On the surface, I’d be inclined to say that 7:6 tempers 7:1. That is, don’t judge, but also don’t go off the deep end and be indiscriminate either, or you will end up with pigs and dogs as your audience. There may be an element of that interpretation.
This verse also may be serving as a transition to more teaching about prayer coming up. The bit about giving children stones and snakes when they want bread and fish seems a bit parallel. I need to think about that some more.
Either way, I can say that we need to be careful and discriminate about how we use the holy things of God. We have a treasure of heaven in our midst and focusing on God is the most important thing. It’s easy to be distracted.
Ticklish one here. I have seen people in tears following a sermon on worry because they think they have failed God by worrying about something. Preachers need to be careful about how they handle passages like this one.
So far in the Sermon on the Mount there has been a considerable amount of rhetorical exaggeration. I assume there is some of that here as well. Obviously we cannot go through life without even thinking about where our food comes from, what we will wear.
At the same time, these concerns can rise to the level of obsession. New houses are built with huge walk-in closets to accommodate our obsessions.
Jesus is really saying for us to live out his model prayer. Trust God for the daily bread. Ask him for help to stay out and get out of hot water.
And most importantly, Jesus is saying that we need to keep our priorities straight. The kingdom of God, ushered in by Jesus himself, is here and is coming and we should make that our first priority. And we need to live like Jesus is teaching in this sermon.
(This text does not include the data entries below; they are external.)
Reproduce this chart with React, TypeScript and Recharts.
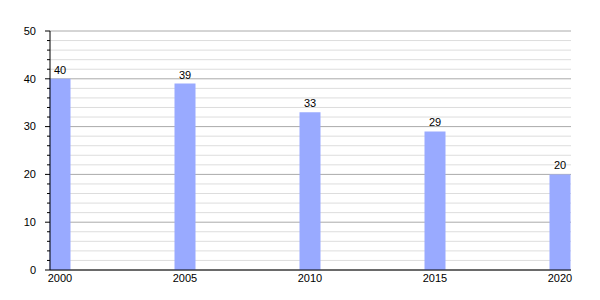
import React from "react";
import { BarChart, Bar, XAxis, YAxis, CartesianGrid, LabelList } from "recharts";

const years = [2000, 2005, 2010, 2015, 2020];
const values = [40, 39, 33, 29, 20];
const majorTicks = [0, 10, 20, 30, 40, 50];
const minorTicks = [2, 4, 6, 8, 12, 14, 16, 18, 22, 24, 26, 28, 32, 34, 36, 38, 42, 44, 46, 48];
const allTicks = Array.from({ length: 26 }, (_, i) => i * 2);

const data = years.map((y, i) => ({ year: y, value: values[i] }));

const FONT = "'Liberation Sans', Arial, sans-serif";

const YTick = (props: any) => {
  const { x, y, payload } = props;
  const v = payload.value;
  const major = v % 10 === 0;
  return (
    <g>
      <line x1={x - (major ? 5 : 3)} x2={x} y1={y} y2={y} stroke="#000" strokeWidth={1} />
      {major && (
        <text x={x - 14} y={y} dy="0.35em" textAnchor="end" fontSize={11} fontFamily={FONT} fill="#000">
          {v}
        </text>
      )}
    </g>
  );
};

export default function App() {
  return (
    <BarChart width={600} height={300} data={data} margin={{ top: 23, right: 37, left: 0, bottom: 18 }}>
      <CartesianGrid vertical={false} horizontalValues={minorTicks} stroke="#dddddd" />
      <CartesianGrid vertical={false} horizontalValues={majorTicks} stroke="#aaaaaa" />
      <XAxis
        dataKey="year"
        type="number"
        domain={[2000, 2020]}
        ticks={years}
        padding={{ left: 10, right: 11 }}
        tickLine={false}
        tickSize={2}
        tickMargin={2}
        height={20}
        axisLine={{ stroke: "#000" }}
        tick={{ fontSize: 11, fontFamily: FONT, fill: "#000" }}
      />
      <YAxis
        domain={[0, 50]}
        ticks={allTicks}
        interval={0}
        width={42}
        tickLine={false}
        tickSize={0}
        tickMargin={0}
        axisLine={{ stroke: "#000" }}
        tick={<YTick />}
      />
      <Bar dataKey="value" fill="#99aaff" barSize={21} isAnimationActive={false}>
        <LabelList dataKey="value" position="top" offset={5} fontSize={11} fontFamily={FONT} fill="#000" />
      </Bar>
    </BarChart>
  );
}
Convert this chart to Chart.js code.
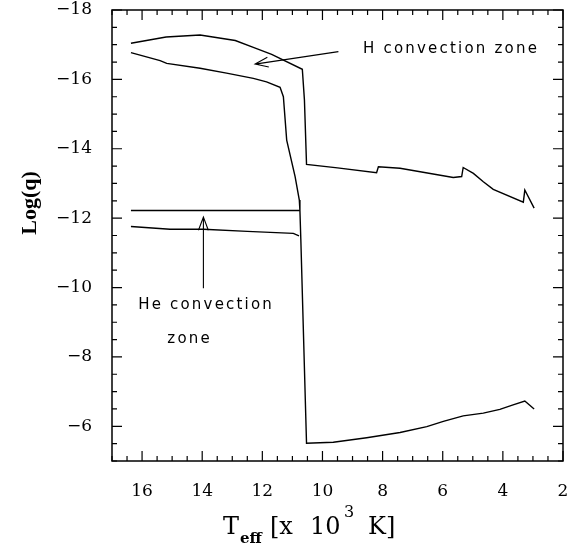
<!DOCTYPE html>
<html lang="en">
<head>
  <meta charset="UTF-8">
  <title>Convection zones</title>
  <script src="https://cdn.jsdelivr.net/npm/chart.js"></script>
  <style>
    html, body { margin: 0; padding: 0; background: #fff; }
    #wrap { width: 572px; height: 546px; }
  </style>
</head>
<body>
  <div id="wrap"><canvas id="myChart"></canvas></div>

  <script>
    // data: Teff in 10^3 K, Log(q)
    const hTopT = [16.37, 15.2, 14.07, 12.9, 12.3, 11.69, 10.67, 10.6, 10.53, 9.5, 8.2, 8.14, 7.42, 5.65, 5.37, 5.32, 4.98, 4.65, 4.32, 3.32, 3.27, 2.96];
    const hTopQ = [-17.04, -17.22, -17.28, -17.12, -16.92, -16.72, -16.29, -15.41, -13.55, -13.45, -13.31, -13.48, -13.44, -13.17, -13.2, -13.46, -13.29, -13.05, -12.83, -12.46, -12.81, -12.29];

    const mainT = [16.37, 15.4, 15.18, 14.07, 13.19, 12.3, 11.86, 11.41, 11.3, 11.19, 10.91, 10.77, 10.75, 10.72, 10.53, 9.64, 8.53, 7.42, 6.53, 5.98, 5.32, 4.65, 4.1, 3.66, 3.27, 2.96];
    const mainQ = [-16.77, -16.54, -16.46, -16.32, -16.18, -16.03, -15.93, -15.77, -15.5, -14.25, -13.2, -12.52, -12.22, -11.4, -5.51, -5.54, -5.67, -5.82, -5.99, -6.14, -6.3, -6.38, -6.49, -6.62, -6.73, -6.5];

    const heTopT = [16.37, 10.75];
    const heTopQ = [-12.22, -12.22];

    const heBotT = [16.37, 15.07, 13.96, 12.5, 10.97, 10.78];
    const heBotQ = [-11.76, -11.68, -11.68, -11.62, -11.56, -11.49];

    const xTicks = [16, 14, 12, 10, 8, 6, 4, 2];
    const yTicks = [-18, -16, -14, -12, -10, -8, -6];

    // arrows: [fromT, fromQ, toT, toQ]
    const arrows = [
      [9.47, -16.8, 12.24, -16.44],
      [13.96, -9.98, 13.96, -12.03]
    ];
    // notes: [text, T at left edge, Log(q) at middle]
    const notes = [
      ['H convection zone', 8.65, -16.88],
      ['He convection', 16.13, -9.5],
      ['zone', 15.16, -8.52]
    ];

    const pts = (xs, ys) => xs.map((x, i) => ({ x: x, y: ys[i] }));
    const line = data => ({
      data: data,
      showLine: true,
      borderColor: '#000',
      borderWidth: 1.4,
      pointRadius: 0,
      fill: false,
      tension: 0
    });

    const extras = {
      id: 'extras',
      afterDraw(chart) {
        const ctx = chart.ctx;
        const a = chart.chartArea;
        const sx = chart.scales.x, sy = chart.scales.y;
        ctx.save();
        ctx.strokeStyle = '#000';
        ctx.fillStyle = '#000';

        // frame
        ctx.lineWidth = 1.5;
        ctx.strokeRect(a.left, a.top, a.right - a.left, a.bottom - a.top);

        // inward ticks on all four sides
        ctx.lineWidth = 1.2;
        ctx.beginPath();
        for (let v = 2; v <= 17.001; v += 0.5) {
          const px = sx.getPixelForValue(v);
          const len = (Math.abs(v % 2) < 1e-6) ? 10 : 5;
          ctx.moveTo(px, a.bottom); ctx.lineTo(px, a.bottom - len);
          ctx.moveTo(px, a.top); ctx.lineTo(px, a.top + len);
        }
        for (let v = -18; v <= -4.999; v += 0.5) {
          const py = sy.getPixelForValue(v);
          const len = (Math.abs(v % 2) < 1e-6) ? 10 : 5;
          ctx.moveTo(a.left, py); ctx.lineTo(a.left + len, py);
          ctx.moveTo(a.right, py); ctx.lineTo(a.right - len, py);
        }
        ctx.stroke();

        // arrows
        ctx.lineWidth = 1.1;
        arrows.forEach(r => {
          const x0 = sx.getPixelForValue(r[0]), y0 = sy.getPixelForValue(r[1]);
          const x1 = sx.getPixelForValue(r[2]), y1 = sy.getPixelForValue(r[3]);
          const ang = Math.atan2(y1 - y0, x1 - x0);
          ctx.beginPath();
          ctx.moveTo(x0, y0); ctx.lineTo(x1, y1);
          ctx.moveTo(x1 - 14 * Math.cos(ang - 0.36), y1 - 14 * Math.sin(ang - 0.36));
          ctx.lineTo(x1, y1);
          ctx.lineTo(x1 - 14 * Math.cos(ang + 0.36), y1 - 14 * Math.sin(ang + 0.36));
          ctx.stroke();
        });

        // notes
        ctx.font = '15px "DejaVu Sans"';
        ctx.letterSpacing = '2.2px';
        ctx.textBaseline = 'middle';
        ctx.textAlign = 'left';
        notes.forEach(n => {
          ctx.fillText(n[0], sx.getPixelForValue(n[1]), sy.getPixelForValue(n[2]));
        });
        ctx.letterSpacing = '0px';

        // x title with sub/superscript
        ctx.textBaseline = 'alphabetic';
        const base = 534;
        const parts = [
          ['T', '24px "DejaVu Serif"', 223, 0],
          ['eff', 'bold 15px "DejaVu Serif"', 240, 9],
          ['[x', '24px "DejaVu Serif"', 270, 0],
          ['10', '24px "DejaVu Serif"', 310, 0],
          ['3', '16px "DejaVu Serif"', 344, -17],
          ['K]', '24px "DejaVu Serif"', 368, 0]
        ];
        parts.forEach(p => {
          ctx.font = p[1];
          ctx.fillText(p[0], p[2], base + p[3]);
        });

        // y title
        ctx.translate(30, 203);
        ctx.rotate(-Math.PI / 2);
        ctx.font = 'bold 22px "Liberation Serif"';
        ctx.textAlign = 'center';
        ctx.textBaseline = 'middle';
        ctx.fillText('Log(q)', 0, 0);
        ctx.restore();
      }
    };

    const ctx = document.getElementById('myChart').getContext('2d');
    new Chart(ctx, {
      type: 'scatter',
      data: {
        datasets: [
          line(pts(hTopT, hTopQ)),
          line(pts(mainT, mainQ)),
          line(pts(heTopT, heTopQ)),
          line(pts(heBotT, heBotQ))
        ]
      },
      options: {
        responsive: true,
        maintainAspectRatio: false,
        animation: false,
        layout: { padding: { top: 0, right: 0, left: 0, bottom: 0 } },
        plugins: {
          legend: { display: false },
          tooltip: { enabled: false }
        },
        scales: {
          x: {
            type: 'linear',
            min: 2,
            max: 17,
            reverse: true,
            grid: { display: false },
            border: { display: false },
            afterBuildTicks: s => { s.ticks = xTicks.map(v => ({ value: v })); },
            afterFit: s => { s.height = 85; s.paddingRight = 9; s.paddingLeft = 0; },
            ticks: {
              color: '#000',
              padding: 12,
              maxRotation: 0,
              font: { family: '"DejaVu Serif"', size: 17 },
              callback: v => String(v)
            }
          },
          y: {
            type: 'linear',
            min: -18,
            max: -5,
            reverse: true,
            grid: { display: false },
            border: { display: false },
            afterBuildTicks: s => { s.ticks = yTicks.map(v => ({ value: v })); },
            afterFit: s => { s.width = 112; s.paddingTop = 10; s.paddingBottom = 0; },
            ticks: {
              color: '#000',
              padding: 12,
              font: { family: '"DejaVu Serif"', size: 17 },
              callback: v => '\u2212' + Math.abs(v)
            }
          }
        }
      },
      plugins: [extras]
    });
  </script>
</body>
</html>
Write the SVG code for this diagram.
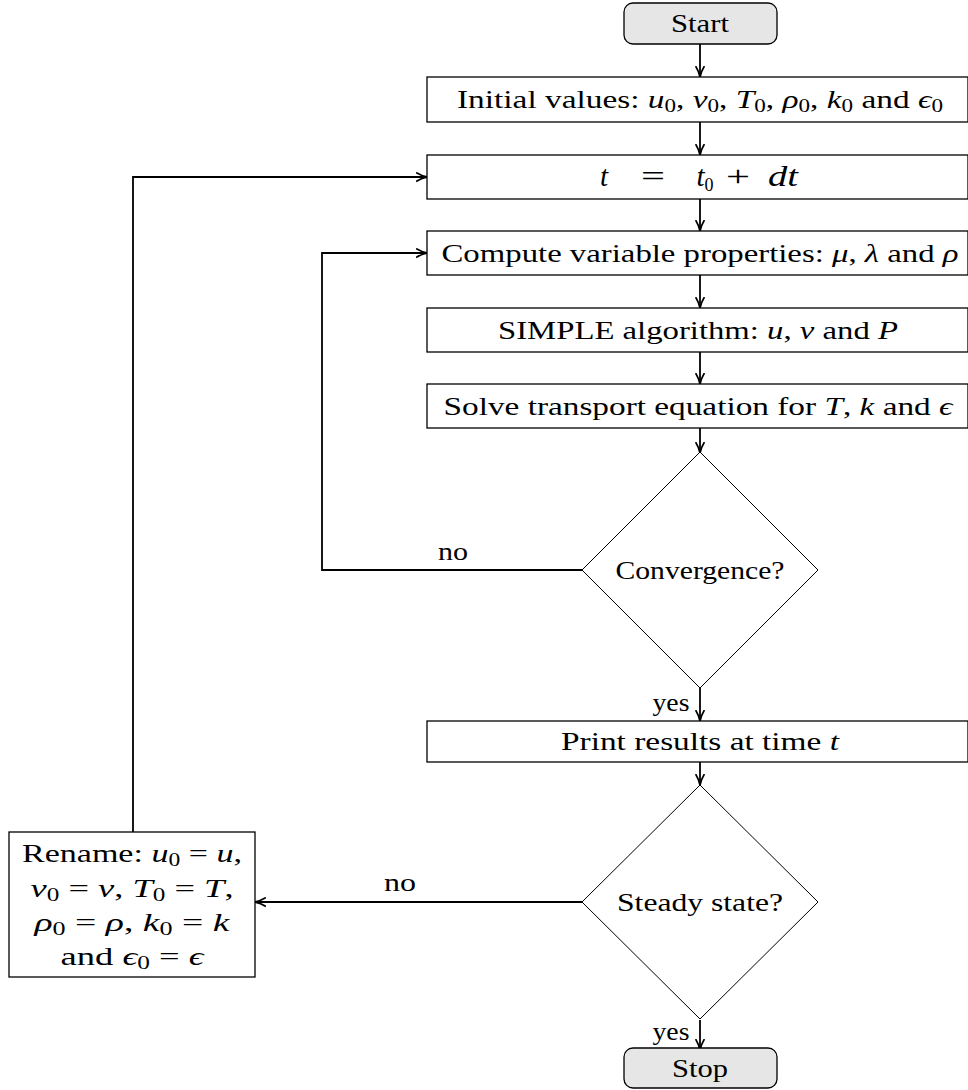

I am convicted here. I spend some time each day looking at photos of food, mostly burgers, on Instagram and Reddit. I watch videos on YouTube about grilling and smoking. I plan my weekend grill recipes. Maybe I spend too much time thinking about food. I don’t eat very much at this stage of life, but I still think about food a lot.
Not so much on the clothes. We all have our own vices.
Lord, help us put to the kingdom first and to live like followers of Jesus.
Treasure in heaven. Healthy eyes. Now choosing between God and Mammon.
Mammon is an Aramaic term for money and possessions. Here it is personalized as if it were an alternative god, an idol. Which it truly is.
Mammon is a sneaky God. You have to live and you have to get stuff. Before you know it your mind is absorbed in Mammon and not focused on God.
You can fool yourself that things aren’t that important to you, but if you observe yourself for a while you will see where your loyalties lie. Hobbies, family, social interaction, food — all good things. But not as important as God. And you can’t have it both ways.